If you're a fan of the Spider-Man comic books, intimately acquainted with the series and its universe, you'll instantly recognize some of the changes and choices that the writers of this film chose to make. But if you're like most people, when you see The Amazing Spider-Man, you probably just want a great summer flick, with good character and plot development, a bit of danger, a bit of romance, a bit of depth, and (because it's summer) some eye-popping shots that make you feel like you're swinging through the streets of Manhattan.
Well, friend: you're in luck.
Peter Parker has lived his life surrounded by mystery. One night, when he was a child, his parents abruptly packed up and rushed him to his Uncle Ben and Aunt May's house, after which he never saw his parents again. Now he's in high school, and he is starting to get curious about what happened to his parents.
And he's hopelessly in love with Gwen Stacy (played by Garfield's real-life girlfriend, Emma Stone), the brainy blonde who sits in front of him in class. Parker is also incredibly brainy, but he's a bit of an outcast and mostly wanders around with his camera, avoiding hotshot jock-bully Flash. Yet when he catches wind of a lead that might shed light on his parents' disappearance, he sneaks into Oscorp, a secretive research-and-development company where Gwen just happens to be the head intern. And then he gets bit by … well, you remember this part.
On the surface, this film's plot may seem to be too similar to the 2002 version, sans the famous kiss and a few characters (though savvy viewers will pick up on all the hints that this one's going to take some dark, difficult turns in its sequels that the earlier franchise avoided). But set that concern aside for a moment: this movie is better than its predecessor. Gwen's a better heroine for our time than Mary-Jane: she is sweet and funny and feminine, but she isn't sitting around waiting for Spidey to rescue her. And Garfield's Parker is less of a one-dimensional nerd, more of a real teenager, who stomps out of the house and slams the door when he gets mad. His Spider-Man (complete with wisecracks) is simply an extension of this tough transition from teenager, where his biggest problem is the bully Flash, to adult, where his biggest problem is a giant lizard that's trying to destroy New York City through biochemical weaponry.

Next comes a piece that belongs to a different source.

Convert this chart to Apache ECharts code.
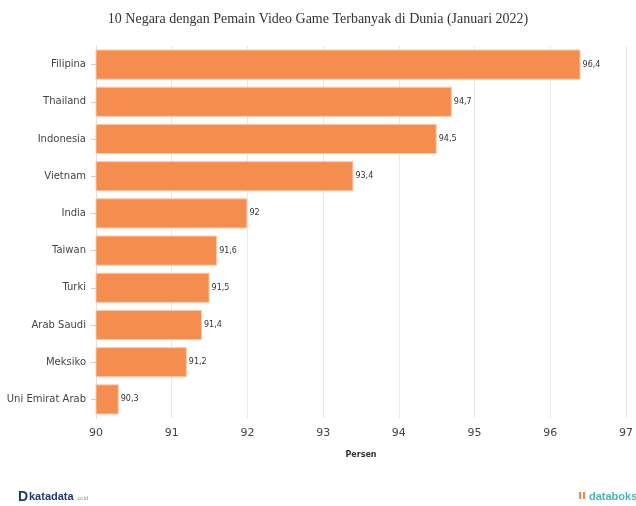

That's what the story of Spider-Man has always been about: growing up—physically, mentally, and emotionally—and stumbling onto your calling, then realizing the limits it places on your freedom to choose the path your life will take. As Parker-turned-Spider-Man climbs walls, chases villains, and swings around buildings, he realizes that he has great power (with which, inevitably, comes great responsibility), but that he's not invincible. He comes home with a lot of scrapes and bruises, and he causes a lot of hurt to the people he loves.